» TASK TO COMPLETE:
Give back the full listing, character for character, with no pictures.
__________
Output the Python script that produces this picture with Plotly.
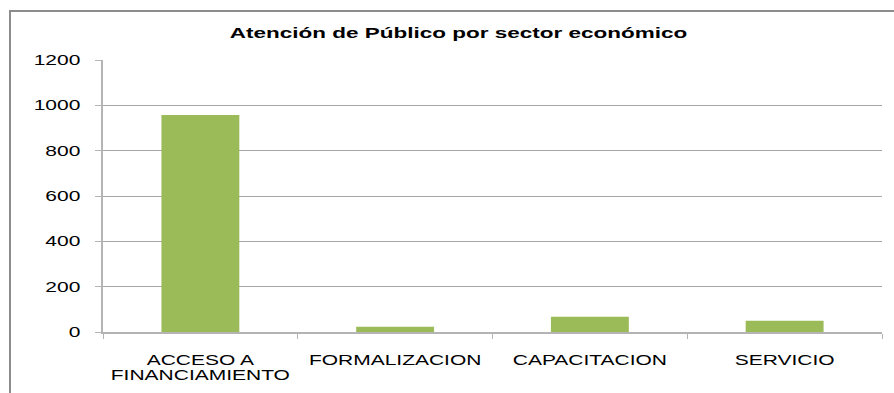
import plotly.graph_objects as go

# Public attention by economic sector
categories = ["ACCESO A<br>FINANCIAMIENTO", "FORMALIZACION", "CAPACITACION", "SERVICIO"]
attended = [957, 23, 67, 50]
y_ticks = [0, 200, 400, 600, 800, 1000, 1200]

W, H = 894, 393
L, R, T, B = 103, 12, 60, 61
pw, ph = W - L - R, H - T - B

def px_x(x):
    return (x - L) / pw

def px_y(y):
    return (H - B - y) / ph

fig = go.Figure(
    go.Bar(
        x=categories,
        y=attended,
        marker=dict(color="#9BBB59", line=dict(width=0)),
        hoverinfo="x+y",
    )
)

fig.update_layout(
    width=W,
    height=H,
    margin=dict(l=L, r=R, t=T, b=B),
    paper_bgcolor="white",
    plot_bgcolor="white",
    bargap=0.6,
    showlegend=False,
    font=dict(family="Liberation Sans, Arial, sans-serif", size=14, color="#000000"),
    xaxis=dict(
        type="category",
        automargin=False,
        showgrid=False,
        showline=True,
        linecolor="#B4B4B4",
        linewidth=1.5,
        ticks="outside",
        tickson="boundaries",
        ticklen=5,
        tickcolor="#B4B4B4",
        tickfont=dict(size=14, color="#000000"),
        ticklabelstandoff=14,
        fixedrange=True,
    ),
    yaxis=dict(
        range=[0, 1200],
        automargin=False,
        tickvals=y_ticks,
        showgrid=True,
        gridcolor="#A6A6A6",
        gridwidth=1,
        showline=True,
        linecolor="#B4B4B4",
        linewidth=1.5,
        ticks="outside",
        ticklen=6,
        tickcolor="#B4B4B4",
        tickfont=dict(size=14, color="#000000"),
        ticklabelstandoff=12,
        zeroline=False,
        fixedrange=True,
    ),
    shapes=[
        dict(
            type="rect",
            xref="paper",
            yref="paper",
            x0=px_x(10),
            x1=px_x(W + 20),
            y0=px_y(H + 20),
            y1=px_y(11),
            line=dict(color="#8C8C8C", width=2),
            fillcolor="rgba(0,0,0,0)",
            layer="below",
        )
    ],
    annotations=[
        dict(
            text="<b>Atención de Público por sector económico</b>",
            xref="paper",
            yref="paper",
            x=px_x(458),
            y=px_y(33),
            xanchor="center",
            yanchor="middle",
            showarrow=False,
            font=dict(size=15, color="#000000"),
        )
    ],
)

# Widen the lettering horizontally and tighten line spacing of two-line labels
post = """
var gd = document.getElementById('{plot_id}');
gd.querySelectorAll('svg text').forEach(function(t){
  t.querySelectorAll('tspan.line').forEach(function(s){
    var dy = s.getAttribute('dy');
    if (dy && dy.indexOf('1.3em') >= 0) { s.setAttribute('dy', '1.07em'); }
  });
  var b = t.getBBox();
  var a = t.getAttribute('text-anchor') || 'start';
  var cx = a === 'end' ? b.x + b.width : (a === 'middle' ? b.x + b.width / 2 : b.x);
  var tr = t.getAttribute('transform') || '';
  t.setAttribute('transform', tr + ' translate(' + cx + ',0) scale(1.5,1) translate(' + (-cx) + ',0)');
});
"""

fig.write_html("out.html", post_script=post, config={"displayModeBar": False})
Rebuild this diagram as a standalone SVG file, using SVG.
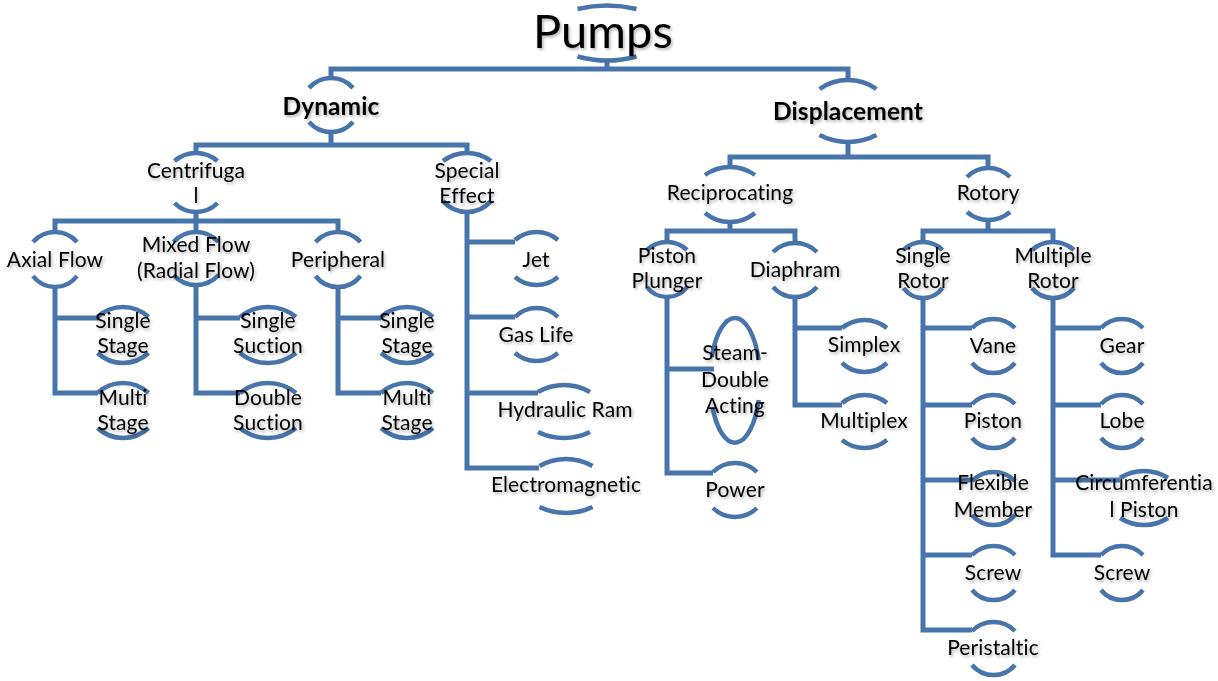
__________
» RESULT:
Output the Python script that produces this picture with Plotly.
import plotly.graph_objects as go

# Public attention by economic sector
categories = ["ACCESO A<br>FINANCIAMIENTO", "FORMALIZACION", "CAPACITACION", "SERVICIO"]
attended = [957, 23, 67, 50]
y_ticks = [0, 200, 400, 600, 800, 1000, 1200]

W, H = 894, 393
L, R, T, B = 103, 12, 60, 61
pw, ph = W - L - R, H - T - B

def px_x(x):
    return (x - L) / pw

def px_y(y):
    return (H - B - y) / ph

fig = go.Figure(
    go.Bar(
        x=categories,
        y=attended,
        marker=dict(color="#9BBB59", line=dict(width=0)),
        hoverinfo="x+y",
    )
)

fig.update_layout(
    width=W,
    height=H,
    margin=dict(l=L, r=R, t=T, b=B),
    paper_bgcolor="white",
    plot_bgcolor="white",
    bargap=0.6,
    showlegend=False,
    font=dict(family="Liberation Sans, Arial, sans-serif", size=14, color="#000000"),
    xaxis=dict(
        type="category",
        automargin=False,
        showgrid=False,
        showline=True,
        linecolor="#B4B4B4",
        linewidth=1.5,
        ticks="outside",
        tickson="boundaries",
        ticklen=5,
        tickcolor="#B4B4B4",
        tickfont=dict(size=14, color="#000000"),
        ticklabelstandoff=14,
        fixedrange=True,
    ),
    yaxis=dict(
        range=[0, 1200],
        automargin=False,
        tickvals=y_ticks,
        showgrid=True,
        gridcolor="#A6A6A6",
        gridwidth=1,
        showline=True,
        linecolor="#B4B4B4",
        linewidth=1.5,
        ticks="outside",
        ticklen=6,
        tickcolor="#B4B4B4",
        tickfont=dict(size=14, color="#000000"),
        ticklabelstandoff=12,
        zeroline=False,
        fixedrange=True,
    ),
    shapes=[
        dict(
            type="rect",
            xref="paper",
            yref="paper",
            x0=px_x(10),
            x1=px_x(W + 20),
            y0=px_y(H + 20),
            y1=px_y(11),
            line=dict(color="#8C8C8C", width=2),
            fillcolor="rgba(0,0,0,0)",
            layer="below",
        )
    ],
    annotations=[
        dict(
            text="<b>Atención de Público por sector económico</b>",
            xref="paper",
            yref="paper",
            x=px_x(458),
            y=px_y(33),
            xanchor="center",
            yanchor="middle",
            showarrow=False,
            font=dict(size=15, color="#000000"),
        )
    ],
)

# Widen the lettering horizontally and tighten line spacing of two-line labels
post = """
var gd = document.getElementById('{plot_id}');
gd.querySelectorAll('svg text').forEach(function(t){
  t.querySelectorAll('tspan.line').forEach(function(s){
    var dy = s.getAttribute('dy');
    if (dy && dy.indexOf('1.3em') >= 0) { s.setAttribute('dy', '1.07em'); }
  });
  var b = t.getBBox();
  var a = t.getAttribute('text-anchor') || 'start';
  var cx = a === 'end' ? b.x + b.width : (a === 'middle' ? b.x + b.width / 2 : b.x);
  var tr = t.getAttribute('transform') || '';
  t.setAttribute('transform', tr + ' translate(' + cx + ',0) scale(1.5,1) translate(' + (-cx) + ',0)');
});
"""

fig.write_html("out.html", post_script=post, config={"displayModeBar": False})
Rebuild this diagram as a standalone SVG file, using SVG.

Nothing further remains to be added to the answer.